*WHAT YOU SHOULD DO:* From the top of the records below down to the line containing "const markerSymbol = 'image://data:image/svg+xml;charset=utf-8,'", reproduce every line exactly.

*GIVEN RECORDS:*

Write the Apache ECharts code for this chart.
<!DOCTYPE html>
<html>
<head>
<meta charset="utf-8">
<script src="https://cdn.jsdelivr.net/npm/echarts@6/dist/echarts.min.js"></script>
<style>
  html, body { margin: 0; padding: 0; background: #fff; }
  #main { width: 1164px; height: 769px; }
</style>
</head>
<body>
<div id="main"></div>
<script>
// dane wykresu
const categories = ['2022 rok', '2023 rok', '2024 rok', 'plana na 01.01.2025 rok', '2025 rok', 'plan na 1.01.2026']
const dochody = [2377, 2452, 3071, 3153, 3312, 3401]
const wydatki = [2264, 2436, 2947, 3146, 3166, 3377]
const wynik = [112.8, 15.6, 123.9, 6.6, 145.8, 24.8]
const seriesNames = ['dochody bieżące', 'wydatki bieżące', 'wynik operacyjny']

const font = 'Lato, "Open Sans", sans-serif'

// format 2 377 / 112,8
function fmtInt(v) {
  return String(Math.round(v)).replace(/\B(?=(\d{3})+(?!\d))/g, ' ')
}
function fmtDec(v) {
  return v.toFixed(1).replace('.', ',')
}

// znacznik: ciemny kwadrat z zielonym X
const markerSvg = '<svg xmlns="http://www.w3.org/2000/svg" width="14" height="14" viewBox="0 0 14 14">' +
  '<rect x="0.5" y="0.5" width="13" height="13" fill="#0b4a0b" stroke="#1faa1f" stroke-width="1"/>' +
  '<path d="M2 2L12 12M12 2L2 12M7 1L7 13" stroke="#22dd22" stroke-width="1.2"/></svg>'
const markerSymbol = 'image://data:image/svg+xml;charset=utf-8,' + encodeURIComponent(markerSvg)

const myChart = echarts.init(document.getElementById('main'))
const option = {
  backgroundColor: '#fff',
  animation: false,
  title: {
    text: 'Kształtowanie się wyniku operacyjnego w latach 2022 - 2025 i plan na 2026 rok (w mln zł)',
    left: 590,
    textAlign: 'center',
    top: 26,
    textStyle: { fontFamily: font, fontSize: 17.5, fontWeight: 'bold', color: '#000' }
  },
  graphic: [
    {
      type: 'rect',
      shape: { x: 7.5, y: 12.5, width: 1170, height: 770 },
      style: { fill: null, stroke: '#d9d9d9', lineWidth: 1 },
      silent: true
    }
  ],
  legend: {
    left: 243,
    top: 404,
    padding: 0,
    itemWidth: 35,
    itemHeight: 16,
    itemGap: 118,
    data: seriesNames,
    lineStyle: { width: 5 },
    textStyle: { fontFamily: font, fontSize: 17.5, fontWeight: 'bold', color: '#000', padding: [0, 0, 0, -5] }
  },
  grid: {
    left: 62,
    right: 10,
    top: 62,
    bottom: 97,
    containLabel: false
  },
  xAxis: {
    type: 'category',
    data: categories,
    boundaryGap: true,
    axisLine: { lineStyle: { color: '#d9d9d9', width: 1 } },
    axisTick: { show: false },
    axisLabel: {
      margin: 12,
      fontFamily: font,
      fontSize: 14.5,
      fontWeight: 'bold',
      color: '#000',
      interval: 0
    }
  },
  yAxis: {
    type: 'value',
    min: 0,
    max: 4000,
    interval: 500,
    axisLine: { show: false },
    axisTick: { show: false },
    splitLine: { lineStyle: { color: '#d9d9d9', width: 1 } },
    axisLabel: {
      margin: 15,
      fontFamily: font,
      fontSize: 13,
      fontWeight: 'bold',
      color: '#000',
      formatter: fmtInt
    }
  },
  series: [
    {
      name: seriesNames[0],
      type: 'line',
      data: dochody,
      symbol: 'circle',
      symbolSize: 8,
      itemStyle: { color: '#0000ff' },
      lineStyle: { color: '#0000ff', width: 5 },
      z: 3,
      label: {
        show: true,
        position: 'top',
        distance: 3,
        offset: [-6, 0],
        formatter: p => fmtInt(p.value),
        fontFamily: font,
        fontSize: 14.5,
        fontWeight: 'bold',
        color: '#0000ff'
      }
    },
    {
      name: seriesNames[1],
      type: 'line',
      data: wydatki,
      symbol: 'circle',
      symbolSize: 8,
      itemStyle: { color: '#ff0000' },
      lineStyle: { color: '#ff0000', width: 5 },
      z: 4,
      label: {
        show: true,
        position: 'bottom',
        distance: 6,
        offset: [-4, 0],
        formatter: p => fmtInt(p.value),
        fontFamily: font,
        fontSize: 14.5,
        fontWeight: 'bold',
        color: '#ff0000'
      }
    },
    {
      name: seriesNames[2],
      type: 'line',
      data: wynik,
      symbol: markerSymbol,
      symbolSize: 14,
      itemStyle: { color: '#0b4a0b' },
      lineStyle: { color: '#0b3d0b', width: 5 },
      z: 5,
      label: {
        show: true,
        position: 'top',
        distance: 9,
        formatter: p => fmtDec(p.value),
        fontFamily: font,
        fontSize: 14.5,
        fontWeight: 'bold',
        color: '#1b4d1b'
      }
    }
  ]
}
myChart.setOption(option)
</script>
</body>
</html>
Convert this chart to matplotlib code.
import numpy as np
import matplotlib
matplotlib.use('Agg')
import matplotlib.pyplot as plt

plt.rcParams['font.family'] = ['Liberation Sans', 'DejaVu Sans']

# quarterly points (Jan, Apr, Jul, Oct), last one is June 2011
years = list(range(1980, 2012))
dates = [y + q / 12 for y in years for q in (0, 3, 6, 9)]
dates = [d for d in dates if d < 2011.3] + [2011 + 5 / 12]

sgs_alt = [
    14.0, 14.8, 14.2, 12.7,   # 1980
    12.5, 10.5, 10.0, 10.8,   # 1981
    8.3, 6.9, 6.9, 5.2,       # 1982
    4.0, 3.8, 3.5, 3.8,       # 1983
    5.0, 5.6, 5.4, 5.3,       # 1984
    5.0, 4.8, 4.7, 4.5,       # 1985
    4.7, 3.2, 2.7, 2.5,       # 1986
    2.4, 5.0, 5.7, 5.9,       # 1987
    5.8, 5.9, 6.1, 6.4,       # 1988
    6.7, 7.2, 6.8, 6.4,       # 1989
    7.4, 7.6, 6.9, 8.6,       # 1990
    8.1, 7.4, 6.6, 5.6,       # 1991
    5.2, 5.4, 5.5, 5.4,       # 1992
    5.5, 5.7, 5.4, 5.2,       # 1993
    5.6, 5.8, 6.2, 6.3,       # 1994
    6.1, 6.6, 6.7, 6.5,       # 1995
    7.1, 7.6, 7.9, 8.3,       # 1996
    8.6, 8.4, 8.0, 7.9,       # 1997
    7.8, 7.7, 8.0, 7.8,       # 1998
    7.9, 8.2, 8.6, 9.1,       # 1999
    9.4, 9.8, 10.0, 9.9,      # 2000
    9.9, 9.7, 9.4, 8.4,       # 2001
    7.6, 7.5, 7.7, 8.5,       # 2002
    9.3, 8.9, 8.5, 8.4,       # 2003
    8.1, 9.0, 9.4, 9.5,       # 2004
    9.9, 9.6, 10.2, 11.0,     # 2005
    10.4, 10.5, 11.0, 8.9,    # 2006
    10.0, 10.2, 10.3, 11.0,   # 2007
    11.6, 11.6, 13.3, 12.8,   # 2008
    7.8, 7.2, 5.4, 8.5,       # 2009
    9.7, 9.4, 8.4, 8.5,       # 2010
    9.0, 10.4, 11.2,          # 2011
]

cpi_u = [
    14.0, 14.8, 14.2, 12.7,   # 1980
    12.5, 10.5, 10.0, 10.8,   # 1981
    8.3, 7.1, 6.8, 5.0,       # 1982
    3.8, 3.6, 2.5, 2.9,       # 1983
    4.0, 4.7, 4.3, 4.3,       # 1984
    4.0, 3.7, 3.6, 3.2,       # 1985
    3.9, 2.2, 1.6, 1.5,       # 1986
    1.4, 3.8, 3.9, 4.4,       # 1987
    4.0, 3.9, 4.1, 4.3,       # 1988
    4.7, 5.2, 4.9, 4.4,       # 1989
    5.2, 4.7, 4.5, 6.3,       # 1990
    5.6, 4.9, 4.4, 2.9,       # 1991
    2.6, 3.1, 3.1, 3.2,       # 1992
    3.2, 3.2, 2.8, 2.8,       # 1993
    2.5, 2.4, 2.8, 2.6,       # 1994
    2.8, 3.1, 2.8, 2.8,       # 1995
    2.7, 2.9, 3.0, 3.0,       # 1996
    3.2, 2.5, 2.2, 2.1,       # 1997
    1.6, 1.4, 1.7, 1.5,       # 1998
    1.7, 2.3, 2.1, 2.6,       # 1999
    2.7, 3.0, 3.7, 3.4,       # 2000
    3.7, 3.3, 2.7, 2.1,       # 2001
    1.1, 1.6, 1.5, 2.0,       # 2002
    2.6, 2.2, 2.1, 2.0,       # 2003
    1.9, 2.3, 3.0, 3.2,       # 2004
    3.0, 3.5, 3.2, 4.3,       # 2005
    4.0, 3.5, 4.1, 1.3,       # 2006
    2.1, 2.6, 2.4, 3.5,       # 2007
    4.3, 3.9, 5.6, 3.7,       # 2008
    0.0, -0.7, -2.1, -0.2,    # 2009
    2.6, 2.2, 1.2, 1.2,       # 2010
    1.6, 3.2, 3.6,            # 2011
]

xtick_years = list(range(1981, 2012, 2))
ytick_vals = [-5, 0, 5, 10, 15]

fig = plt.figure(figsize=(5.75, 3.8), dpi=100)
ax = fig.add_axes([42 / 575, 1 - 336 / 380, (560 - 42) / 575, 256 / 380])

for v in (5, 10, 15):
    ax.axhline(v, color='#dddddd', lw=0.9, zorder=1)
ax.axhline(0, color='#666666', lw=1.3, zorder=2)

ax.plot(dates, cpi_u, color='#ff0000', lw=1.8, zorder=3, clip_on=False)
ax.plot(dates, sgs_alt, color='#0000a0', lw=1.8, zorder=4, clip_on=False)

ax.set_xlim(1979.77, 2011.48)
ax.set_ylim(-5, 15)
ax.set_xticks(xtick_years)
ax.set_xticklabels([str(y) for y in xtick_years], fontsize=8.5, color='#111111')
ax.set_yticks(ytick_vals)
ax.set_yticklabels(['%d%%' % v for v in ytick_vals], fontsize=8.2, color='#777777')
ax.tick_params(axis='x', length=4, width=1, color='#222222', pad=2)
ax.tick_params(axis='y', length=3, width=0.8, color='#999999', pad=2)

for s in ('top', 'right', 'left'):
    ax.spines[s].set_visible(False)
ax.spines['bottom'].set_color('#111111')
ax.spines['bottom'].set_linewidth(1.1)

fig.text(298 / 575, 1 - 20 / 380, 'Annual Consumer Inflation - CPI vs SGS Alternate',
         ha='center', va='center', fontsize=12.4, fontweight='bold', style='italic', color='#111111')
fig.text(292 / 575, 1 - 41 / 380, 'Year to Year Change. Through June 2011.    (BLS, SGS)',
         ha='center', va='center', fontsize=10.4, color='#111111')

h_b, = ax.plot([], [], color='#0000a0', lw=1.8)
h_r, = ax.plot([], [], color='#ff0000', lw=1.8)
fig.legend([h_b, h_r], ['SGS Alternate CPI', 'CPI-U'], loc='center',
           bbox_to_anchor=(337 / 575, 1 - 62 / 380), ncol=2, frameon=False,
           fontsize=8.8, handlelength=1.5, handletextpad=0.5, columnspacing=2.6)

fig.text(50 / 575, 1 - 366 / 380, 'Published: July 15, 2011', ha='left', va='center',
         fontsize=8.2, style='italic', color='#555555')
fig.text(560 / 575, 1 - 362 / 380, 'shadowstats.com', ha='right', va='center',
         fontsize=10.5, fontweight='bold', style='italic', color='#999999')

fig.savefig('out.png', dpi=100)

*SOLUTION TO THIS EXERCISE:*
Write the Apache ECharts code for this chart.
<!DOCTYPE html>
<html>
<head>
<meta charset="utf-8">
<script src="https://cdn.jsdelivr.net/npm/echarts@6/dist/echarts.min.js"></script>
<style>
  html, body { margin: 0; padding: 0; background: #fff; }
  #main { width: 1164px; height: 769px; }
</style>
</head>
<body>
<div id="main"></div>
<script>
// dane wykresu
const categories = ['2022 rok', '2023 rok', '2024 rok', 'plana na 01.01.2025 rok', '2025 rok', 'plan na 1.01.2026']
const dochody = [2377, 2452, 3071, 3153, 3312, 3401]
const wydatki = [2264, 2436, 2947, 3146, 3166, 3377]
const wynik = [112.8, 15.6, 123.9, 6.6, 145.8, 24.8]
const seriesNames = ['dochody bieżące', 'wydatki bieżące', 'wynik operacyjny']

const font = 'Lato, "Open Sans", sans-serif'

// format 2 377 / 112,8
function fmtInt(v) {
  return String(Math.round(v)).replace(/\B(?=(\d{3})+(?!\d))/g, ' ')
}
function fmtDec(v) {
  return v.toFixed(1).replace('.', ',')
}

// znacznik: ciemny kwadrat z zielonym X
const markerSvg = '<svg xmlns="http://www.w3.org/2000/svg" width="14" height="14" viewBox="0 0 14 14">' +
  '<rect x="0.5" y="0.5" width="13" height="13" fill="#0b4a0b" stroke="#1faa1f" stroke-width="1"/>' +
  '<path d="M2 2L12 12M12 2L2 12M7 1L7 13" stroke="#22dd22" stroke-width="1.2"/></svg>'
const markerSymbol = 'image://data:image/svg+xml;charset=utf-8,' + encodeURIComponent(markerSvg)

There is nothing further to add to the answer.